Il y aurait un remède à cet inconvénient : ce serait
d’accélérer la fermentation du fumier en cuve, ce qui, pour la même dépense,
aurait pour effet d’augmenter d’autant la production du gaz. La chose est
possible, et, dans l’état actuel de la science microbiologique, il ne faut pas
douter qu’on y arrive : le moyen serait de sélectionner les agents
microbiens responsables de la fermentation méthanique, d’en faire
industriellement la culture, permettant ainsi aux usagers du procédé
d’ensemencer leurs cuves non plus avec de simples pieds de cuve, mais avec des
doses massives de cette culture qui donneraient un « coup de fouet »
à la fermentation.
Le procédé, qui n’est vraiment avantageux actuellement que
pour l’« intérieur de la ferme », verrait, ainsi amélioré, son
intérêt grandir de façon considérable. Et il faudrait alors lui souhaiter
beaucoup d’avenir dans les fermes françaises. Car j’y vois deux avantages d’importance
générale : il contribuerait d’abord à maintenir la production du fumier,
souvent considérée comme une charge dans les exploitations à cause des dépenses
de main-d’œuvre, production cependant absolument indispensable au maintien de
la fertilité des sols.
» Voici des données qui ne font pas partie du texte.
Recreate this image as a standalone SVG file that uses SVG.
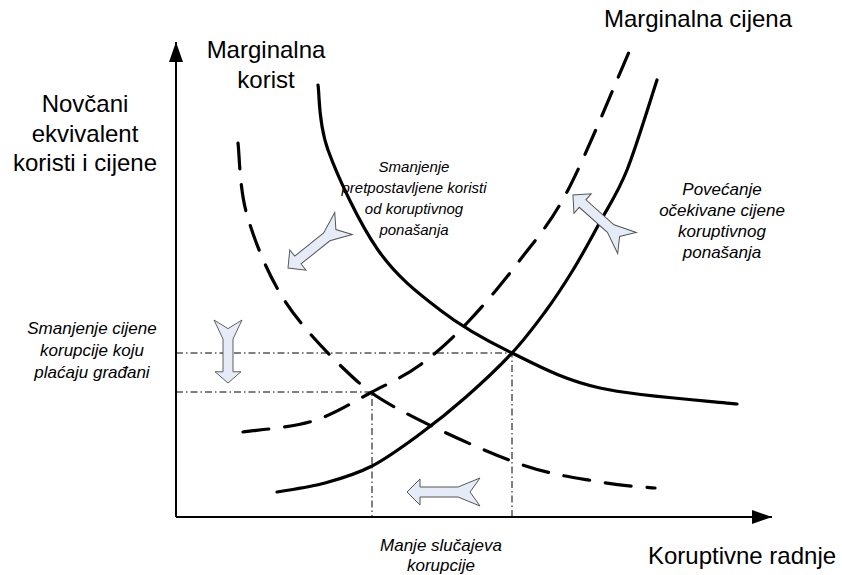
<svg xmlns="http://www.w3.org/2000/svg" xmlns:xlink="http://www.w3.org/1999/xlink" width="842" height="575" viewBox="0 0 842 575">
<style>
.lbl{font-family:"Liberation Sans",Arial,sans-serif;font-size:24px;fill:#000;text-anchor:middle}
.it{font-family:"Liberation Sans",Arial,sans-serif;font-size:17px;font-style:italic;fill:#000;text-anchor:middle}
.it15{font-size:15px}
.axis{stroke:#000;stroke-width:2;fill:none}
.curve{stroke:#000;stroke-width:3.2;fill:none;stroke-linecap:round}
.dash{stroke-dasharray:26 16}
.guide{stroke:#000;stroke-width:1;fill:none;stroke-dasharray:7 3 1.5 3}
.barrow{fill:#E6ECF7;stroke:#555;stroke-width:1;vector-effect:non-scaling-stroke}
</style>
<defs>
<marker id="ah" viewBox="0 0 20 14" refX="20" refY="7" markerWidth="20" markerHeight="14" markerUnits="userSpaceOnUse" orient="auto">
<path d="M0,0 L20,7 L0,14 Z" fill="#000"/>
</marker>
<path id="blk" d="M0,-14 L22,-5 L60,-5 L60,-13 L73,0 L60,13 L60,5 L22,5 L0,14 L10,0 Z"/>
</defs>
<g id="axes">
<line class="axis" x1="176" y1="517" x2="176" y2="42" marker-end="url(#ah)"/>
<line class="axis" x1="176" y1="517" x2="772" y2="517" marker-end="url(#ah)"/>
</g>
<g id="connectors">
<path class="guide" d="M176,353 H512 V517"/>
<path class="guide" d="M176,392 H372 V517"/>
</g>
<g id="mb-solid">
<path class="curve" d="M318,85 C319.7,95.8 318,122.5 328,150 C338,177.5 359.3,223.3 378,250 C396.7,276.7 417.7,292.8 440,310 C462.3,327.2 485.3,340 512,353 C538.7,366 562.5,379.5 600,388 C637.5,396.5 714.2,401.3 737,404"/>
</g>
<g id="mc-solid">
<path class="curve" d="M277,492 C285,490.5 309.2,487.3 325,483 C340.8,478.7 356.2,474.2 372,466 C387.8,457.8 404.3,445.5 420,434 C435.7,422.5 450.7,410.5 466,397 C481.3,383.5 498.8,367.2 512,353 C525.2,338.8 534.8,325.8 545,312 C555.2,298.2 563.8,285 573,270 C582.2,255 591,238.7 600,222 C609,205.3 617.5,193.7 627,170 C636.5,146.3 652,95 657,80"/>
</g>
<g id="mb-dashed">
<path class="curve dash" d="M238,143 C239.5,155 239.5,189.2 247,215 C254.5,240.8 267,272.5 283,298 C299,323.5 323.5,349.3 343,368 C362.5,386.7 371,394.2 400,410 C429,425.8 483.7,451 517,463 C550.3,475 577,477.8 600,482 C623,486.2 645.8,487 655,488"/>
</g>
<g id="mc-dashed">
<path class="curve dash" d="M243,432 C254.7,430.2 291.5,427.7 313,421 C334.5,414.3 354.2,401.3 372,392 C389.8,382.7 404.2,376.5 420,365 C435.8,353.5 450.3,340.5 467,323 C483.7,305.5 503.2,282.2 520,260 C536.8,237.8 549.8,224.7 568,190 C586.2,155.3 618.8,75 629,52"/>
</g>
<g id="arrow-mb-shift">
<use xlink:href="#blk" class="barrow" transform="translate(343.5,223.5) rotate(141.3) scale(0.974,1)"/>
</g>
<g id="arrow-mc-shift">
<use xlink:href="#blk" class="barrow" transform="translate(627,243) rotate(-138.4) scale(0.99,1)"/>
</g>
<g id="arrow-price">
<use xlink:href="#blk" class="barrow" transform="translate(228,320) rotate(90) scale(0.863,1)"/>
</g>
<g id="arrow-cases">
<use xlink:href="#blk" class="barrow" transform="translate(480,492) rotate(180)"/>
</g>
<g id="labels">
<text class="lbl" x="266" y="58">Marginalna</text>
<text class="lbl" x="266" y="88">korist</text>
<text class="lbl" x="698" y="27">Marginalna cijena</text>
<text class="lbl" x="85" y="112">Novčani</text>
<text class="lbl" x="85" y="142">ekvivalent</text>
<text class="lbl" x="85" y="171">koristi i cijene</text>
<text class="lbl" x="742" y="564">Koruptivne radnje</text>
<text class="it it15" x="414" y="172">Smanjenje</text>
<text class="it it15" x="414" y="193">pretpostavljene koristi</text>
<text class="it it15" x="414" y="214">od koruptivnog</text>
<text class="it it15" x="414" y="235">ponašanja</text>
<text class="it" x="722" y="195">Povećanje</text>
<text class="it" x="722" y="216">očekivane cijene</text>
<text class="it" x="722" y="237">koruptivnog</text>
<text class="it" x="722" y="258">ponašanja</text>
<text class="it" x="92" y="334">Smanjenje cijene</text>
<text class="it" x="92" y="356">korupcije koju</text>
<text class="it" x="92" y="378">plaćaju građani</text>
<text class="it" x="441" y="551">Manje slučajeva</text>
<text class="it" x="441" y="571">korupcije</text>
</g>
</svg>
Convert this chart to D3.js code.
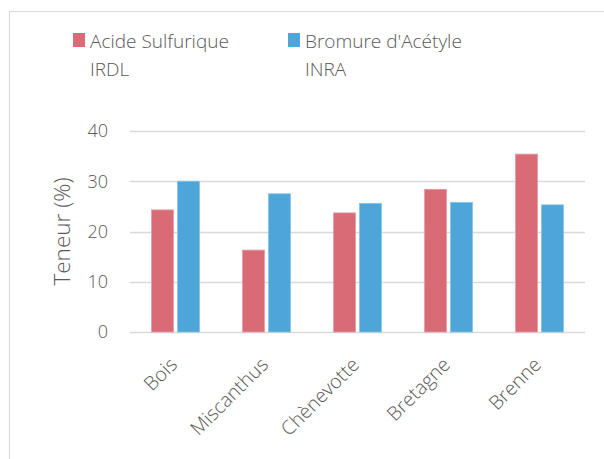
<!DOCTYPE html>
<html>
<head>
<meta charset="utf-8">
<script src="https://d3js.org/d3.v7.min.js"></script>
<style>
  body { margin: 0; background: #fff; }
  text { font-family: "Open Sans", sans-serif; font-weight: 300; fill: #595959; }
</style>
</head>
<body>
<svg width="604" height="459"></svg>
<script>
// data
var categories = ["Bois", "Miscanthus", "Chènevotte", "Bretagne", "Brenne"];
var acideSulfurique = [24.3, 16.3, 23.7, 28.4, 35.4];
var bromureAcetyle = [30.0, 27.5, 25.6, 25.8, 25.3];
var seriesNames = [["Acide Sulfurique", "IRDL"], ["Bromure d'Acétyle", "INRA"]];
var yTicks = [0, 10, 20, 30, 40];
var colors = ["#d96b76", "#4ea6d8"];

var svg = d3.select("svg");

// outer frame
svg.append("rect")
  .attr("x", 9.5).attr("y", 11.5)
  .attr("width", 700).attr("height", 600)
  .attr("fill", "none").attr("stroke", "#d9d9d9");

var plotLeft = 130, plotRight = 585, plotTop = 131, plotBottom = 332;

var x = d3.scaleBand().domain(categories).range([plotLeft, plotRight]);
var xs = d3.scaleBand().domain([0, 1]).range([0, x.bandwidth()]).paddingInner(0.154).paddingOuter(0.83);
var y = d3.scaleLinear().domain([0, 40]).range([plotBottom, plotTop]);

// gridlines
svg.append("g").selectAll("line")
  .data(yTicks).enter().append("line")
  .attr("x1", plotLeft).attr("x2", plotRight)
  .attr("y1", function(d){ return Math.round(y(d)) + 0.5; })
  .attr("y2", function(d){ return Math.round(y(d)) + 0.5; })
  .attr("stroke", "#d9d9d9").attr("stroke-width", 1.3);

// y tick labels
svg.append("g").selectAll("text")
  .data(yTicks).enter().append("text")
  .attr("x", 108)
  .attr("y", function(d){ return y(d); })
  .attr("dy", "0.35em")
  .attr("text-anchor", "end")
  .style("font-size", "18px")
  .text(function(d){ return d; });

// y title
svg.append("text")
  .attr("transform", "translate(70," + ((plotTop + plotBottom) / 2) + ") rotate(-90)")
  .attr("text-anchor", "middle")
  .style("font-size", "22.5px")
  .text("Teneur (%)");

// bars
var allSeries = [acideSulfurique, bromureAcetyle];
allSeries.forEach(function(vals, si){
  svg.append("g").selectAll("rect")
    .data(vals).enter().append("rect")
    .attr("x", function(d, i){ return x(categories[i]) + xs(si); })
    .attr("y", function(d){ return y(d); })
    .attr("width", xs.bandwidth())
    .attr("height", function(d){ return plotBottom - y(d); })
    .attr("fill", colors[si])
    .attr("stroke", si == 0 ? "#e79ba2" : "#86c2e6")
    .attr("stroke-width", 0.8);
});

// x labels rotated
svg.append("g").selectAll("text")
  .data(categories).enter().append("text")
  .attr("transform", function(d){
    return "translate(" + (x(d) + x.bandwidth() / 2 - 2) + "," + (plotBottom + 29) + ") rotate(-45)";
  })
  .attr("text-anchor", "end")
  .attr("dy", "0.35em")
  .style("font-size", "19.5px")
  .text(function(d){ return d; });

// legend
var legendX = [73, 288];
seriesNames.forEach(function(lines, i){
  var g = svg.append("g");
  g.append("rect")
    .attr("x", legendX[i]).attr("y", 33)
    .attr("width", 12).attr("height", 14)
    .attr("fill", colors[i]);
  lines.forEach(function(t, j){
    g.append("text")
      .attr("x", legendX[i] + 17)
      .attr("y", 48 + j * 28)
      .style("font-size", "19px")
      .text(t);
  });
});
</script>
</body>
</html>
Agent fertilisant et source d’énergie, le fumier
deviendrait doublement précieux. Ensuite, dans la mesure de son utilisation, il
assurerait l’indépendance des exploitations : la mécanisation croissante
de l’agriculture rend de plus en plus la France, non productrice de pétrole,
tributaire de l’étranger pour l’énergie, et c’est là un immense danger que ce
nouveau procédé peut contribuer à écarter.
Ajoutons, pour mémoire, que certains ont reproché au procédé
d’être dangereux, à cause du caractère détonant du méthane : ce gaz n’est
autre, en effet, que le « grisou » des mines. En fait, si le procédé
est appliqué correctement et si l’on se conforme aux instructions données par
les constructeurs, il n’y a pas plus de danger qu’à utiliser l’essence ou le
gaz d’éclairage.
J. P.
(1) Voir Le Chasseur Français d’octobre 1949.